Bodelan is the former head of the Odesa Emergency Services and played a direct and fatal role in the fire at the Trade Union Building in Odesa on 2 May 2014 that killed 42 people.  Russia has been pushing false claims that the fire was ‘a massacre’ by Ukrainian ‘radicals’ and that Kyiv is protecting the perpetrators.  In fact, it is Russia here too that is protecting a key suspect.  There is every reason to believe that most, if not all, of the deaths would have been averted had Bodelan not issued an order not to provide fire engines without his express command.  The ensuing 40 minute delay led to a chimney-effect fire blocking the only means of escape from the building.

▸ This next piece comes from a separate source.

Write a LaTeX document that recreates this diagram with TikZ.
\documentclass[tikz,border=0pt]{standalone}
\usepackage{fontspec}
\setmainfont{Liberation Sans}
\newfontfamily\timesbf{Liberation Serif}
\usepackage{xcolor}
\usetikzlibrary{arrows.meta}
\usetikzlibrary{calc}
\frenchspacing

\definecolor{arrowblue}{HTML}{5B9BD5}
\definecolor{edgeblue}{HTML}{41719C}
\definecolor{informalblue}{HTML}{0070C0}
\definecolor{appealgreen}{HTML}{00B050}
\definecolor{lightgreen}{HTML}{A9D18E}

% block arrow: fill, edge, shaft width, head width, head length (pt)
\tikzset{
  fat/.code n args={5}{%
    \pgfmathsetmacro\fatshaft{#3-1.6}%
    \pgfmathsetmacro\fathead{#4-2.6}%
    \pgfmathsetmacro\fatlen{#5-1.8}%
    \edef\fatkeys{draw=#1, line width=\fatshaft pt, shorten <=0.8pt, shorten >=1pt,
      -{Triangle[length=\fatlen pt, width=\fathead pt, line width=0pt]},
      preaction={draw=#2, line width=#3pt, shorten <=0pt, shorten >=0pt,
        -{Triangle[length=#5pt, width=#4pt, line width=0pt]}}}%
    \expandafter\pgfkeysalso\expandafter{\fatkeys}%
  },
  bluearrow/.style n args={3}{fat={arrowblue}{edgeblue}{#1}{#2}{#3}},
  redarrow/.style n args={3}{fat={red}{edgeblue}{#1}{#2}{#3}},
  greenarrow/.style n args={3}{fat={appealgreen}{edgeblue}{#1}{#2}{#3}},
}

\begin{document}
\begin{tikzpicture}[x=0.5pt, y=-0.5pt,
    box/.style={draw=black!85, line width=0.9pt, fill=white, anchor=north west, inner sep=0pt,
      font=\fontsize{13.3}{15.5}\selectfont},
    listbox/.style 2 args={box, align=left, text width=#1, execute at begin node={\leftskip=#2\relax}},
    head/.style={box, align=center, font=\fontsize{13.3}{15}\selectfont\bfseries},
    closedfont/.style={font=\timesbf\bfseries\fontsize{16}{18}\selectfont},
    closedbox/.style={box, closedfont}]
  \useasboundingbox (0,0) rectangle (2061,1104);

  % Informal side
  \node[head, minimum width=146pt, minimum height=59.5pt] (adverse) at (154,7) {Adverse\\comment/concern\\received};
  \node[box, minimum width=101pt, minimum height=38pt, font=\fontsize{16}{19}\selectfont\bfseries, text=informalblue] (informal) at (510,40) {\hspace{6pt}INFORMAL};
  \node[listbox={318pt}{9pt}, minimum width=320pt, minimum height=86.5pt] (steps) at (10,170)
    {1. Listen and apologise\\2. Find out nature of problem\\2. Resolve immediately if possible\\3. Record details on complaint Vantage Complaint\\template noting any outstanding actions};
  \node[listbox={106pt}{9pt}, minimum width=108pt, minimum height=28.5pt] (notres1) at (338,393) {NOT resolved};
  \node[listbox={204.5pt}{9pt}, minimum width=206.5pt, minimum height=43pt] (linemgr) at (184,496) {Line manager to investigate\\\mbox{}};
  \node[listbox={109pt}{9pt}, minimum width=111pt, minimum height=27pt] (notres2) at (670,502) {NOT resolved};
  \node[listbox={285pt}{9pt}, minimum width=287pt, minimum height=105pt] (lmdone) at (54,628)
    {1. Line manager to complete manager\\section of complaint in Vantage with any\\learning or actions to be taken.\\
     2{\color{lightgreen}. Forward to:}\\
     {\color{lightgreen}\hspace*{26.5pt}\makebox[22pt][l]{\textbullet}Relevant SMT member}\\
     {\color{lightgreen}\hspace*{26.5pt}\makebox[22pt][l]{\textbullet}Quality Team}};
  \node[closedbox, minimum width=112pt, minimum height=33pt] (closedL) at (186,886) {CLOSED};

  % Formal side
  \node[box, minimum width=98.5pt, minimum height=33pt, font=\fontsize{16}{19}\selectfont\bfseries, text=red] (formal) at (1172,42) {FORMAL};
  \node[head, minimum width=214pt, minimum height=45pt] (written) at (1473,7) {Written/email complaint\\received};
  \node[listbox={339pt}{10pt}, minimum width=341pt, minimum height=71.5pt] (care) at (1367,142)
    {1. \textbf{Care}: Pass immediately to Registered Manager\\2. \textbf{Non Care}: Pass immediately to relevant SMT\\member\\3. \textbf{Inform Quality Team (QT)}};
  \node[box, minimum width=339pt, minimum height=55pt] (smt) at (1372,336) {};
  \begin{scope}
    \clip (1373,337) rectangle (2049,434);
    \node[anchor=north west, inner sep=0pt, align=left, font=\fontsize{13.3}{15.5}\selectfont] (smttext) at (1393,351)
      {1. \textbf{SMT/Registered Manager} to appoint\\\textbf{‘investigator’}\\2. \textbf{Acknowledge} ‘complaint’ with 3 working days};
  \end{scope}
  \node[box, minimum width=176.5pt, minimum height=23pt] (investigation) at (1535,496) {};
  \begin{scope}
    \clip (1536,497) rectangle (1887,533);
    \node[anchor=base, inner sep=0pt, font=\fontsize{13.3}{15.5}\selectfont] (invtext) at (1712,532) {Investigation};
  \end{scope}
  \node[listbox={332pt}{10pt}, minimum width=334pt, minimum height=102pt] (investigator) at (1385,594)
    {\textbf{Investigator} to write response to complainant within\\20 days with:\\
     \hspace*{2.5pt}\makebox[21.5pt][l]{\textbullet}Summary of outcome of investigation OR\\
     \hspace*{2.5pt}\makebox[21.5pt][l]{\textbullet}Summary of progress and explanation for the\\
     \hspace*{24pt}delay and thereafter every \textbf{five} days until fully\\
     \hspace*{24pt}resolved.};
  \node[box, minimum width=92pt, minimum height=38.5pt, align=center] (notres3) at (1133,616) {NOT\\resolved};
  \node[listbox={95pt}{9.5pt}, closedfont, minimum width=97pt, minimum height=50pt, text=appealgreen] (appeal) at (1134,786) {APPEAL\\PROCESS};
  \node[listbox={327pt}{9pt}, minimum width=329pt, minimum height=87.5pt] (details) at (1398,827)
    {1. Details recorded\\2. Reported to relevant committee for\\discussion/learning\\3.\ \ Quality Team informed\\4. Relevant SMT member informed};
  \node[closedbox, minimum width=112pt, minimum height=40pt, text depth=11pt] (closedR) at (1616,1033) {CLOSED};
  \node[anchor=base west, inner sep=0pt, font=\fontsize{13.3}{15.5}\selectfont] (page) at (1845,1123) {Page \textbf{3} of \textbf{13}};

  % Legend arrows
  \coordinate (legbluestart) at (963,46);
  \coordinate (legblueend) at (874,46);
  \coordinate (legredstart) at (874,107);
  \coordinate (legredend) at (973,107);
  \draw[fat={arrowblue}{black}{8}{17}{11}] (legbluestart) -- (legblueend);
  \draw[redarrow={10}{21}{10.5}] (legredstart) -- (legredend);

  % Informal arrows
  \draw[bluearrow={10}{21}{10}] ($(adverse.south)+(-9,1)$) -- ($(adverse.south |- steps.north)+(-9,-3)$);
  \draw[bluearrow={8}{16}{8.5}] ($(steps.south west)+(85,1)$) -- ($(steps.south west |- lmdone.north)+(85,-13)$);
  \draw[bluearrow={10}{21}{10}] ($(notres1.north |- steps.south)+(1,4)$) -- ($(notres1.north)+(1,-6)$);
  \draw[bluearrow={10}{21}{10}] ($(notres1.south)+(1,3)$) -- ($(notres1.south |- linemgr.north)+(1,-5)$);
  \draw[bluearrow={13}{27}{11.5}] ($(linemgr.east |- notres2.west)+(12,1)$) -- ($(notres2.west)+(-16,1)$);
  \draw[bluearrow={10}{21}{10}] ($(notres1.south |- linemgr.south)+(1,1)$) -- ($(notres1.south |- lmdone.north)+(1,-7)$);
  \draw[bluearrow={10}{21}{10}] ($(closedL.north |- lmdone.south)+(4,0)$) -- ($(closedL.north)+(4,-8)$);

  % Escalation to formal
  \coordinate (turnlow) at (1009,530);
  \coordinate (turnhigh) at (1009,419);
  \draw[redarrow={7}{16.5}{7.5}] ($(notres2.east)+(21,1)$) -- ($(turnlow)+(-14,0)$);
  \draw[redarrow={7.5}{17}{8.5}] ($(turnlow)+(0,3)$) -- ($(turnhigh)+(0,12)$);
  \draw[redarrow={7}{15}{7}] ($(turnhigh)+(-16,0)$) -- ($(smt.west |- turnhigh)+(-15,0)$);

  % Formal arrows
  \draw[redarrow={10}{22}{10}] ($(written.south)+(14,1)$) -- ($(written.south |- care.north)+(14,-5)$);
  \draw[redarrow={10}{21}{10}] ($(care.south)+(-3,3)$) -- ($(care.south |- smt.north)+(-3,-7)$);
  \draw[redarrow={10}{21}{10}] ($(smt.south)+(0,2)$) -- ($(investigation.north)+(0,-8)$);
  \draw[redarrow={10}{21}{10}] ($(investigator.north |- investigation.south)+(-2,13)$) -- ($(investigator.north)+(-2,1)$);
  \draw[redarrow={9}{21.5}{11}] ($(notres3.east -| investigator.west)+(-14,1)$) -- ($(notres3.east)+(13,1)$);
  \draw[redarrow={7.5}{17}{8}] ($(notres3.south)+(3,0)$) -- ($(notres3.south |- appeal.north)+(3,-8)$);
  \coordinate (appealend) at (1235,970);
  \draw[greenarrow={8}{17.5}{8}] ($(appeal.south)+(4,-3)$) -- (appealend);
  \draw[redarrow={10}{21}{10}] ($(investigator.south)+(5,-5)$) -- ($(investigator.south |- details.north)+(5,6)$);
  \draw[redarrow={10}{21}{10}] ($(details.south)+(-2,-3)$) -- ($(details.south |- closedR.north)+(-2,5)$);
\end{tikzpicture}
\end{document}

In October 2020, the Russian newspaper Kommersant reported that Bodelan, who had, in early 2016, fled prosecution in Ukraine, had been given a public official post in Russian-occupied Crimea (as ‘deputy head of the Simferopol district).   It is not necessarily clear why Bodelan behaved as he did on 2 May 2014, but he has certainly actively proven his usefulness for Russia’s state propaganda media by repeating provably false lies about the tragic events that day.

Maidan suspects

Former Berkut officers, involved in trying to crush Ukraine’s Euromaidan protests, have received various material benefits in occupied Crimea and been praised for their supposed ‘courage and heroism’.  Many are now working in Rosgvardia, the Russian ‘National Guard’ created by Russian President Vladimir Putin and widely viewed as a body created to crush mounting civic protest.  It is known that the two Rosgvardia officers who caused the death of 83-year-old Crimean Tatar veteran activist Vedzhie Kashka were formerly Berkut officers.   

Two men, who held high-ranking posts in the Ukrainian enforcement bodies and who are suspected of serious crimes during Euromaidan, have been seen in Moscow, helping Putin’s regime violently disperse peaceful protesters.  

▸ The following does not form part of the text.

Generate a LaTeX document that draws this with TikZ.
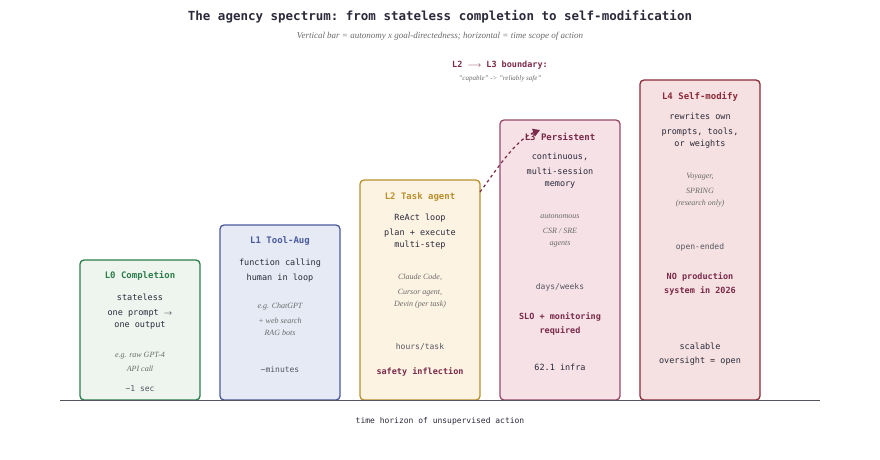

It was reported back in 2017 that 10 of the 23 former Berkut officers suspected of gunning down protesters in the last bloody days of Euromaidan had received Russian citizenship, while a further two men had been given ’refugee’ status.. Once again, there is no likelihood that the men’s past was not known to the Russian authorities who thus made it impossible that they would ever be extradition to face trial.  The number of such fugitives is, in fact, higher since the above report was before suspected Maidan killer Vitaly Honcharenko and three ex-Berkut officers facing charges fled to Russia in April 2017.  Although two former Berkut officers are now on trial accused of mass killings on 20 February 2014, three other suspects were handed over to the Russian-controlled militants in Donbas and may well be Russian citizens by now.

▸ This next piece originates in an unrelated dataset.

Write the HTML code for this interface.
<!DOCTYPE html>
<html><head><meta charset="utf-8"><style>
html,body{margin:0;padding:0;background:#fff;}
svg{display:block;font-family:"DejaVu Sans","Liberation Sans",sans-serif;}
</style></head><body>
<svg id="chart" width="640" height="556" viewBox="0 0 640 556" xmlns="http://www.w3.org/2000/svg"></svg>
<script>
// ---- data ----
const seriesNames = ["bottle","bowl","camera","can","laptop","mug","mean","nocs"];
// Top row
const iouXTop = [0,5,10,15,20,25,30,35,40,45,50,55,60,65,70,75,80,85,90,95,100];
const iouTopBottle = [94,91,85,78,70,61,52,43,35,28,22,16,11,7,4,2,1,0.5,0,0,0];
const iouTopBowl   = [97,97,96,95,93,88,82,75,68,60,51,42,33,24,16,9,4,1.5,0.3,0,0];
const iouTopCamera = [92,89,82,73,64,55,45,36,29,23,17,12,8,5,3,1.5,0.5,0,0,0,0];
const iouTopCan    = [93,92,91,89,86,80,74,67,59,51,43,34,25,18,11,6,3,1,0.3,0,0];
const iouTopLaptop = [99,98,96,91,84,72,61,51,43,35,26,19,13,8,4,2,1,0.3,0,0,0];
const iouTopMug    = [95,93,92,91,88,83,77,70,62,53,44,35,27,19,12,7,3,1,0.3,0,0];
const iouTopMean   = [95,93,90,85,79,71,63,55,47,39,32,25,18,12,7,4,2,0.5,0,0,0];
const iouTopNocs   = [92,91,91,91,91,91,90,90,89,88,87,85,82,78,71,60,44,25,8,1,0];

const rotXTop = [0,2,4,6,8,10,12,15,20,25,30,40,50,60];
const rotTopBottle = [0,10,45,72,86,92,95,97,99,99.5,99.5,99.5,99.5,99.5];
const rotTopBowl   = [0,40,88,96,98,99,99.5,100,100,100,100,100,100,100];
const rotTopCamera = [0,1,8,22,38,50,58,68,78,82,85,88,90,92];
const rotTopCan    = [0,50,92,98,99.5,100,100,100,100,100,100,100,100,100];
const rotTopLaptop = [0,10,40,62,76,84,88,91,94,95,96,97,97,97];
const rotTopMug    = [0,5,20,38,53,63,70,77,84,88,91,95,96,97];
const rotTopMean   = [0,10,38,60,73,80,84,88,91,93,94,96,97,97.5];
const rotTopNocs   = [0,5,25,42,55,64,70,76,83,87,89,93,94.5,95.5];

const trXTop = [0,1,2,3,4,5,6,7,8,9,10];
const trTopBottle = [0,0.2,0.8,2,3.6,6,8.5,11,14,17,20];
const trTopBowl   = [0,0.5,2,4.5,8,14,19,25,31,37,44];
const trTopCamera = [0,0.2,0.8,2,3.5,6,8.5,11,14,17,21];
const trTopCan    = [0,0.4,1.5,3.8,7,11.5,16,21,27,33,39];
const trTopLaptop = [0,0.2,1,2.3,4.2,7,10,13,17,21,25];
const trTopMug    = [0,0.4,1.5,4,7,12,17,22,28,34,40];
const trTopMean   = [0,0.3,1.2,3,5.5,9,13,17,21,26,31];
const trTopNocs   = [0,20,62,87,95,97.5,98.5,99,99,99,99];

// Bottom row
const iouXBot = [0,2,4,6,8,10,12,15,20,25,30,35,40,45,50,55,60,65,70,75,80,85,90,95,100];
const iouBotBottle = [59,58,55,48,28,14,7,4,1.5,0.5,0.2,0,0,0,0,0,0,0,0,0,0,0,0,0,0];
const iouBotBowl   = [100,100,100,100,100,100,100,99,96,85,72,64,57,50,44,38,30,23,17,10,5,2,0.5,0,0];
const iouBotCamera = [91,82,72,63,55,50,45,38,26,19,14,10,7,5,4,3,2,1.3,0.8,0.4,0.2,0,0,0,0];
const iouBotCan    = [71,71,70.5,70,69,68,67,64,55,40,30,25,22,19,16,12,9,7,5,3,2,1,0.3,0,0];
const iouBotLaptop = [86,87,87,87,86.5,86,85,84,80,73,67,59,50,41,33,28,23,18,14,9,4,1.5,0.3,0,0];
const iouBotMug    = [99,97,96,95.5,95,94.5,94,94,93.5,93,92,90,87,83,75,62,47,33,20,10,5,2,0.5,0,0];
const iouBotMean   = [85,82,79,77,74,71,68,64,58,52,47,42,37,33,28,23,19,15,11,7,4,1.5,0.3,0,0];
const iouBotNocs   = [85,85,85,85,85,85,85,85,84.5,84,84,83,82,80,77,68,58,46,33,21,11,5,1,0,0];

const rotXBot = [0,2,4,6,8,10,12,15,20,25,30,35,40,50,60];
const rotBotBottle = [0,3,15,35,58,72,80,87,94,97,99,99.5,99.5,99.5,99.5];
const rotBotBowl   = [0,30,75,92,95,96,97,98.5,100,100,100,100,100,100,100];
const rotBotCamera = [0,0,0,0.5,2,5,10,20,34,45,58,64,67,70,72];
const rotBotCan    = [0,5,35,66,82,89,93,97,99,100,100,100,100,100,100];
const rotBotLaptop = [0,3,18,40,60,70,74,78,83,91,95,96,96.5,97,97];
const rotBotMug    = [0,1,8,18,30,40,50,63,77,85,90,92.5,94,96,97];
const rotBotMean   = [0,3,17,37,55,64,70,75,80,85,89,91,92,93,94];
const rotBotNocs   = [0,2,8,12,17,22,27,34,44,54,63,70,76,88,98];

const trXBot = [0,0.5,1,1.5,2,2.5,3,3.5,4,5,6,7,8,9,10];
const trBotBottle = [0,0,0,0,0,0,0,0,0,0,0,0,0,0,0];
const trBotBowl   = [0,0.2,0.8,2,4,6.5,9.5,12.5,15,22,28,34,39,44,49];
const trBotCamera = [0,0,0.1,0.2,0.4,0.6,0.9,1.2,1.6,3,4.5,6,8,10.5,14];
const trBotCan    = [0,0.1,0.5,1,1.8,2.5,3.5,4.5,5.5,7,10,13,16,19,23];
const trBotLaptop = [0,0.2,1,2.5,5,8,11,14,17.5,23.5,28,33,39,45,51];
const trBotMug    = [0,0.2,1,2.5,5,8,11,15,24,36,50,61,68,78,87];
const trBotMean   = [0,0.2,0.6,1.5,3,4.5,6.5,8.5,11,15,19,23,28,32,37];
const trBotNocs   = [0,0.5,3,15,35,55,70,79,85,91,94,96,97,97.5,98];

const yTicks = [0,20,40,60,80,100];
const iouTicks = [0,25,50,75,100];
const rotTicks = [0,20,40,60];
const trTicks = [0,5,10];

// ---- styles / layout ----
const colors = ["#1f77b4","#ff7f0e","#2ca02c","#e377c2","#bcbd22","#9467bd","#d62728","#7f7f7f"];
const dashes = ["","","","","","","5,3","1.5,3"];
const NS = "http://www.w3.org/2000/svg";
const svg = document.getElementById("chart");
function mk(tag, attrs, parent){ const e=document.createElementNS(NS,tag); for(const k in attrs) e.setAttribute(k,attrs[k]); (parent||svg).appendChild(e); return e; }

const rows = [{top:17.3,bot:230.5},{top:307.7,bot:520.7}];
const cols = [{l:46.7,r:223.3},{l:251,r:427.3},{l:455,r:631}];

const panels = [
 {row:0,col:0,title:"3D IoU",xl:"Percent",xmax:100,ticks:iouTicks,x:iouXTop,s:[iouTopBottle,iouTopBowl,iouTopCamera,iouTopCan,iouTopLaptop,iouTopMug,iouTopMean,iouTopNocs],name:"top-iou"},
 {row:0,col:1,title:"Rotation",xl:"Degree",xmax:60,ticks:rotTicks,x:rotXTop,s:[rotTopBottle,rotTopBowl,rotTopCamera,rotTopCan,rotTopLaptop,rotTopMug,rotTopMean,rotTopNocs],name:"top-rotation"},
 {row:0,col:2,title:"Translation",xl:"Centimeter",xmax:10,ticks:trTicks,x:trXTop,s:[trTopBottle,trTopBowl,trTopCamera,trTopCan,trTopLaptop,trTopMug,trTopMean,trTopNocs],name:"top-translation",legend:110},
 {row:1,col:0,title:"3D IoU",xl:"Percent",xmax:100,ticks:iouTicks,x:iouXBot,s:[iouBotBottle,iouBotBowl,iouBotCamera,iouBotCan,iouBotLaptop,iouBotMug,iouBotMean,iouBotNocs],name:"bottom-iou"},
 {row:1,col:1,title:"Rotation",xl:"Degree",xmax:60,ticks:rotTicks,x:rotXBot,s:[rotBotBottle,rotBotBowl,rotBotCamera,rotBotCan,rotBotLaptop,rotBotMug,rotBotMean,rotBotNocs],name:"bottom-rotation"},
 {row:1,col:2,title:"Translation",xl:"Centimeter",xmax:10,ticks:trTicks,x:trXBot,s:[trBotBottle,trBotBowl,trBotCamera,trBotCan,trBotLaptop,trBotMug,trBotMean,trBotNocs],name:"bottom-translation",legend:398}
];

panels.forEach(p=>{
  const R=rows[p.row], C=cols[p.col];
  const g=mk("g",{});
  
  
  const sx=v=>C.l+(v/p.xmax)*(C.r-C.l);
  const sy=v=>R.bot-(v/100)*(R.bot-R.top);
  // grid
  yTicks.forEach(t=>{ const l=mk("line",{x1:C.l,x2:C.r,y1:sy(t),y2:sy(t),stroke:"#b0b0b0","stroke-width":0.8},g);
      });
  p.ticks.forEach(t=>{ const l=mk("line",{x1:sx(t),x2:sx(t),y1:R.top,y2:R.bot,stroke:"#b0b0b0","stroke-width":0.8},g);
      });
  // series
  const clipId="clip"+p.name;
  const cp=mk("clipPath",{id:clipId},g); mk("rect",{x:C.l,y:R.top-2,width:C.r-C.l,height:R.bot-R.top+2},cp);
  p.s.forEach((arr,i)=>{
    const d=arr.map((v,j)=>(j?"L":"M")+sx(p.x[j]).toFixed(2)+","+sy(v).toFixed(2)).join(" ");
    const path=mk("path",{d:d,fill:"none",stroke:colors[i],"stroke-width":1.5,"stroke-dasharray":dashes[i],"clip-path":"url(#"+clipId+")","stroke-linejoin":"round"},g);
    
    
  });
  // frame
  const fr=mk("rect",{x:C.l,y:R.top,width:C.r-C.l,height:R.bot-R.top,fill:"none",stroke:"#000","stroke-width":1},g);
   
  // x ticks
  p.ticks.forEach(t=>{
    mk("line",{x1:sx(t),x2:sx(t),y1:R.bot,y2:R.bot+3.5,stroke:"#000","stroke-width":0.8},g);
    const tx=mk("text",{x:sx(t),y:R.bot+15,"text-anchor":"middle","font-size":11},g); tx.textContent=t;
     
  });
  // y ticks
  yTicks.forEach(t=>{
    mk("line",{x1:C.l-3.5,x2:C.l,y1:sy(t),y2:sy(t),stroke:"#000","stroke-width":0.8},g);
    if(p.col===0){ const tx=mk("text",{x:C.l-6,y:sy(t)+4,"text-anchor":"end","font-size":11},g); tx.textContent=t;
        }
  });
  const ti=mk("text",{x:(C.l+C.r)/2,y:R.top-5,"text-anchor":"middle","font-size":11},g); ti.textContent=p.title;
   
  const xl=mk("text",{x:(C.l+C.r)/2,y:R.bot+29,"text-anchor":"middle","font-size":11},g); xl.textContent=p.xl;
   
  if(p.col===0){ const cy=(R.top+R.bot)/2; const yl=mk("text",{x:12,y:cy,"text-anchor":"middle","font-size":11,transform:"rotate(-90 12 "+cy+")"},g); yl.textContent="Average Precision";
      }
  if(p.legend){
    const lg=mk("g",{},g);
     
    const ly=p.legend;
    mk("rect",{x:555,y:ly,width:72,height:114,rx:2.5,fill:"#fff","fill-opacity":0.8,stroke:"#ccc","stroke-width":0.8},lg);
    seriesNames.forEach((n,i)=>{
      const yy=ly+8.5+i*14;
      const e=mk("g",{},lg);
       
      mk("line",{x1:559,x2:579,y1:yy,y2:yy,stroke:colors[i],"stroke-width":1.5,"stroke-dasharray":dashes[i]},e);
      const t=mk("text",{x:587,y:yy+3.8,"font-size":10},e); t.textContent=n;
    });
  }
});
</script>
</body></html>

There are many other people whose role under Ukrainian President Viktor Yanukovych, and especially during Euromaidan (the Revolution of Dignity), led them to go into hiding in Russia.  Back in January 2015, former Ukrainian Interior Minister during Maidan, Vitaly Zakharchenko was reported to have received a post in the state corporation Rostex. 

These are just a few of the individuals whose services to Russia may now be provided in the Russian public service.